A larger labor force—eventually
China’s approximately 930-million-person labor force shrank last year for the first time in decades, and will decline further as a population bulge of people now in their 40s and 50s pass into retirement. Here’s how that looks:
A baby boom would help compensate, and increase the number of people who can support that aging population. However, it may be too little too late, given that the labor force is estimated to begin declining by as much as 10 million a year starting in 2025, and it will take at least 16 years for the effects of a baby boom that starts today to be felt in the workforce. The authorities may be unable to avoid unpopular measures like raising the country’s retirement age—55 for women and 60 for men.

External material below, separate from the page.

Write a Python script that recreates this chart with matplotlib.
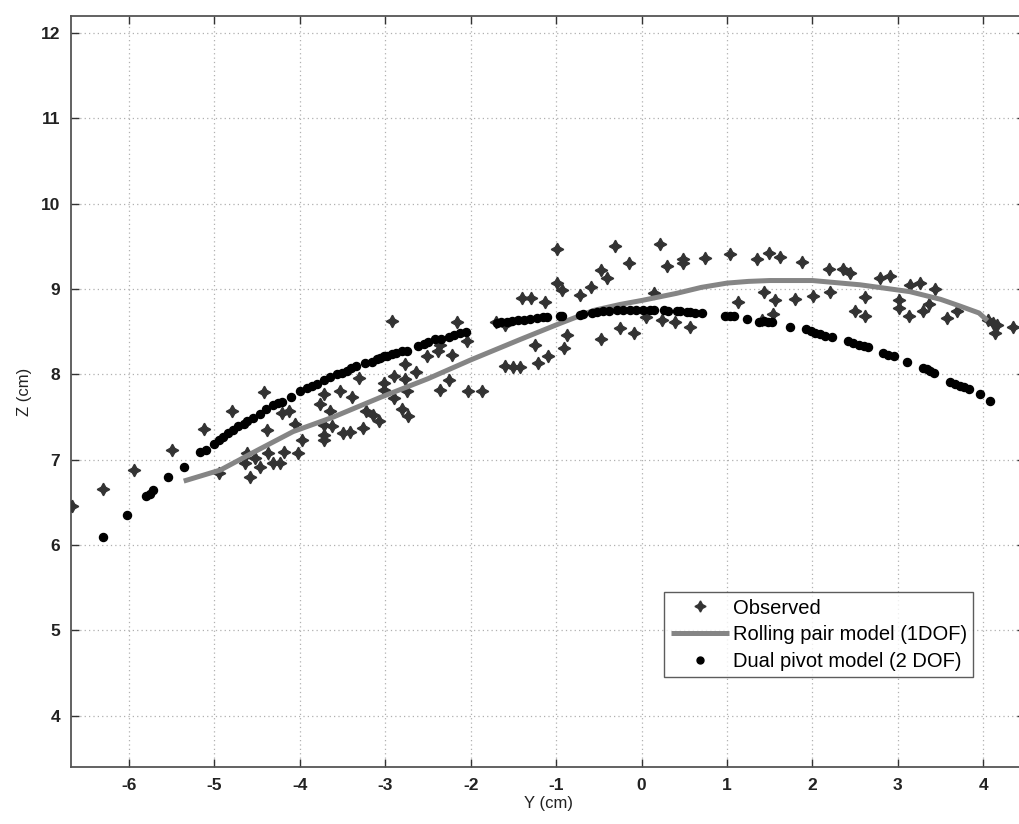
import matplotlib
matplotlib.use("Agg")
import matplotlib.pyplot as plt

plt.rcParams['font.family'] = ['Liberation Sans', 'DejaVu Sans']

# Observed points (Y, Z)
obs_y = [-6.67, -6.31, -5.94, -5.50, -5.12, -4.95, -4.79, -4.64, -4.62, -4.58, -4.52, -4.47,
         -4.42, -4.39, -4.37, -4.31, -4.23, -4.21, -4.19, -4.13, -4.06, -4.02, -3.98, -3.76,
         -3.72, -3.65, -3.72, -3.63, -3.72, -3.72, -3.53, -3.49, -3.41, -3.39, -3.31, -3.26,
         -3.23, -3.14, -3.07, -3.02, -3.02, -2.92, -2.90, -2.90, -2.81, -2.77, -2.77, -2.75,
         -2.73, -2.64, -2.51, -2.38, -2.36, -2.36, -2.26, -2.22, -2.16, -2.04, -2.03, -1.87,
         -1.70, -1.60, -1.60, -1.50, -1.42, -1.40, -1.30, -1.25, -1.21, -1.13, -1.09, -0.99,
         -0.99, -0.93, -0.91, -0.87, -0.72, -0.59, -0.48, -0.48, -0.41, -0.31, -0.25, -0.15,
         -0.09, 0.05, 0.14, 0.22, 0.24, 0.30, 0.39, 0.49, 0.49, 0.57, 0.74, 1.04, 1.13, 1.35,
         1.41, 1.43, 1.49, 1.54, 1.56, 1.62, 1.80, 1.88, 2.01, 2.19, 2.21, 2.36, 2.44, 2.50,
         2.62, 2.62, 2.79, 2.91, 3.01, 3.01, 3.13, 3.14, 3.26, 3.30, 3.36, 3.44, 3.57, 3.69,
         4.06, 4.12, 4.16, 4.14, 4.35]
obs_z = [6.46, 6.66, 6.88, 7.11, 7.36, 6.85, 7.57, 6.96, 7.08, 6.80, 7.02, 6.92,
         7.79, 7.35, 7.08, 6.96, 6.96, 7.55, 7.09, 7.57, 7.42, 7.08, 7.23, 7.65,
         7.77, 7.57, 7.41, 7.39, 7.29, 7.23, 7.81, 7.31, 7.33, 7.74, 7.96, 7.37,
         7.57, 7.53, 7.45, 7.90, 7.82, 8.63, 7.98, 7.72, 7.60, 7.95, 8.12, 7.80,
         7.51, 8.03, 8.22, 8.27, 7.82, 8.35, 7.94, 8.23, 8.61, 8.39, 7.81, 7.80,
         8.62, 8.58, 8.10, 8.09, 8.09, 8.89, 8.89, 8.34, 8.13, 8.85, 8.21, 9.47,
         9.07, 8.99, 8.31, 8.46, 8.93, 9.02, 9.22, 8.42, 9.13, 9.50, 8.54, 9.30,
         8.48, 8.67, 8.95, 9.53, 8.64, 9.27, 8.62, 9.35, 9.30, 8.56, 9.36, 9.41, 8.85, 9.35,
         8.64, 8.97, 9.42, 8.71, 8.87, 9.37, 8.88, 9.32, 8.92, 9.23, 8.97, 9.23, 9.19, 8.74,
         8.69, 8.91, 9.13, 9.15, 8.87, 8.78, 8.69, 9.05, 9.07, 8.74, 8.82, 9.00, 8.66, 8.74,
         8.64, 8.60, 8.58, 8.48, 8.55]

# Rolling pair model (1DOF)
rp_y = [-5.36, -4.93, -4.50, -4.08, -3.61, -3.06, -2.50, -2.00, -1.42, -0.95, -0.56, -0.25,
        0.02, 0.41, 0.70, 1.00, 1.25, 1.50, 2.00, 2.56, 3.14, 3.50, 3.73, 3.95, 4.05]
rp_z = [6.75, 6.88, 7.11, 7.33, 7.50, 7.73, 7.95, 8.17, 8.41, 8.60, 8.75, 8.82,
        8.87, 8.95, 9.02, 9.07, 9.09, 9.10, 9.10, 9.05, 8.97, 8.88, 8.80, 8.72, 8.63]

# Dual pivot model (2 DOF)
dp_y = [-6.30, -6.03, -5.80, -5.76, -5.72, -5.54, -5.36, -5.17, -5.10, -5.01, -4.95, -4.90,
        -4.84, -4.78, -4.72, -4.66, -4.62, -4.55, -4.47, -4.40, -4.31, -4.26, -4.21, -4.10,
        -4.00, -3.92, -3.86, -3.80, -3.72, -3.65, -3.57, -3.51, -3.45, -3.40, -3.34, -3.24,
        -3.16, -3.10, -3.06, -3.02, -2.98, -2.92, -2.87, -2.80, -2.75, -2.62, -2.55, -2.50,
        -2.42, -2.35, -2.26, -2.20, -2.12, -2.05, -1.69, -1.65, -1.58, -1.52, -1.45, -1.38,
        -1.31, -1.23, -1.15, -1.11, -0.96, -0.93, -0.72, -0.68, -0.58, -0.52, -0.45, -0.38,
        -0.29, -0.22, -0.13, -0.06, 0.02, 0.10, 0.14, 0.26, 0.31, 0.41, 0.45, 0.53,
        0.57, 0.63, 0.71, 0.98, 1.03, 1.08, 1.23, 1.37, 1.43, 1.48, 1.53, 1.74,
        1.92, 1.98, 2.03, 2.09, 2.15, 2.23, 2.42, 2.48, 2.54, 2.60, 2.65, 2.83,
        2.88, 2.95, 3.11, 3.30, 3.34, 3.38, 3.42, 3.61, 3.67, 3.73, 3.78, 3.83,
        3.96, 4.08]
dp_z = [6.09, 6.35, 6.57, 6.60, 6.64, 6.80, 6.92, 7.09, 7.12, 7.19, 7.23, 7.27,
        7.31, 7.35, 7.39, 7.42, 7.45, 7.49, 7.54, 7.59, 7.64, 7.66, 7.68, 7.74,
        7.80, 7.84, 7.86, 7.89, 7.93, 7.97, 8.00, 8.02, 8.04, 8.07, 8.10, 8.13,
        8.15, 8.18, 8.19, 8.21, 8.22, 8.24, 8.25, 8.27, 8.28, 8.33, 8.36, 8.38,
        8.41, 8.42, 8.44, 8.46, 8.48, 8.50, 8.60, 8.61, 8.61, 8.63, 8.64, 8.64,
        8.65, 8.66, 8.67, 8.67, 8.69, 8.69, 8.70, 8.71, 8.72, 8.73, 8.74, 8.74,
        8.75, 8.75, 8.75, 8.75, 8.75, 8.75, 8.75, 8.75, 8.74, 8.74, 8.74, 8.73,
        8.73, 8.72, 8.72, 8.69, 8.68, 8.68, 8.65, 8.62, 8.63, 8.62, 8.62, 8.56,
        8.53, 8.51, 8.49, 8.47, 8.45, 8.44, 8.39, 8.37, 8.35, 8.33, 8.32, 8.25,
        8.23, 8.21, 8.15, 8.07, 8.06, 8.04, 8.02, 7.91, 7.89, 7.87, 7.85, 7.83,
        7.77, 7.69]

x_ticks = [-6, -5, -4, -3, -2, -1, 0, 1, 2, 3, 4]
y_ticks = [4, 5, 6, 7, 8, 9, 10, 11, 12]

fig = plt.figure(figsize=(10.2, 8.24), dpi=100)
ax = fig.add_axes([0.0696, 0.0692, 0.9354, 0.9114])

ax.plot(obs_y, obs_z, linestyle='none', marker=(4, 1, 0), markersize=9,
        color='#333333', label='Observed', zorder=3)
ax.plot(rp_y, rp_z, color='#858585', linewidth=3.6, solid_capstyle='butt',
        solid_joinstyle='round', label='Rolling pair model (1DOF)', zorder=4)
ax.plot(dp_y, dp_z, linestyle='none', marker='o', markersize=5.8,
        color='black', label='Dual pivot model (2 DOF)', zorder=5)

ax.set_xlim(-6.68, 4.49)
ax.set_ylim(3.4, 12.2)
ax.set_xticks(x_ticks)
ax.set_yticks(y_ticks)
ax.set_xticklabels([str(t) for t in x_ticks])
ax.set_yticklabels([str(t) for t in y_ticks])

ax.grid(True, linestyle=(0, (1, 2.5)), color='#b0b0b0', linewidth=0.9)
ax.tick_params(direction='in', length=6, width=1, top=True, right=True,
               labelsize=12.5, color='#333333', pad=8)
for lab in ax.get_xticklabels() + ax.get_yticklabels():
    lab.set_fontweight('bold')
    lab.set_color('#222222')
for sp in ax.spines.values():
    sp.set_color('#555555')
    sp.set_linewidth(1.3)

ax.set_xlabel('Y (cm)', fontsize=12, labelpad=2, color='#222222')
ax.set_ylabel('Z (cm)', fontsize=12, labelpad=6, color='#222222')

leg = ax.legend(loc='lower right', bbox_to_anchor=(0.9455, 0.12), fontsize=14.5,
                frameon=True, fancybox=False, edgecolor='#333333',
                handlelength=2.9, borderpad=0.3, labelspacing=0.38,
                handletextpad=0.2, borderaxespad=0)
leg.get_frame().set_linewidth(1.0)
leg.legend_handles[0].set_markersize(8)
leg.legend_handles[2].set_markersize(5)

fig.savefig('out.png', dpi=100, facecolor='white')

A little bit more consumer spending
Allowing more couples to have more children now should boost consumption almost right away. Demand for baby related products like infant formula, food and clothing, and services like education has been increasing in China. Tilting the economy more towards domestic consumption is a core of the government’s strategy to forestall slowing economic growth.
However, China’s fertility rate is already low and may not budge much even if the policy is changed. (In 2011, China’s fertility rate—the number of children a woman can expect to have—was 1.4, below the needed replacement rate of 2.1.) As more families live in urban centers, couples might still opt out of having more children. ”When families urbanize they do not have two, three children. That is not the pattern in Asia,” Ted Fishman, author of China Inc told Bloomberg (video). ”China wants to be more than 50% urbanized, eventually 80% urbanized. You won’t get that 400 million number even if China liberalizes the one-child policy.”
Happier people
Perhaps the more important effect of changing the one-child policy is that it could end human-rights abuses like forced abortions and signal that the leadership is serious about reforms in general. “We believe that the reform-minded president Xi and premier Li will use the opportunity of abolishing the one-child policy to build up their authority, show their determination in making changes and convince the Chinese people that they do have a roadmap for reforms,” wrote Bank of America China economists Ting Lu and Xiaojia Zhi in their note over the weekend.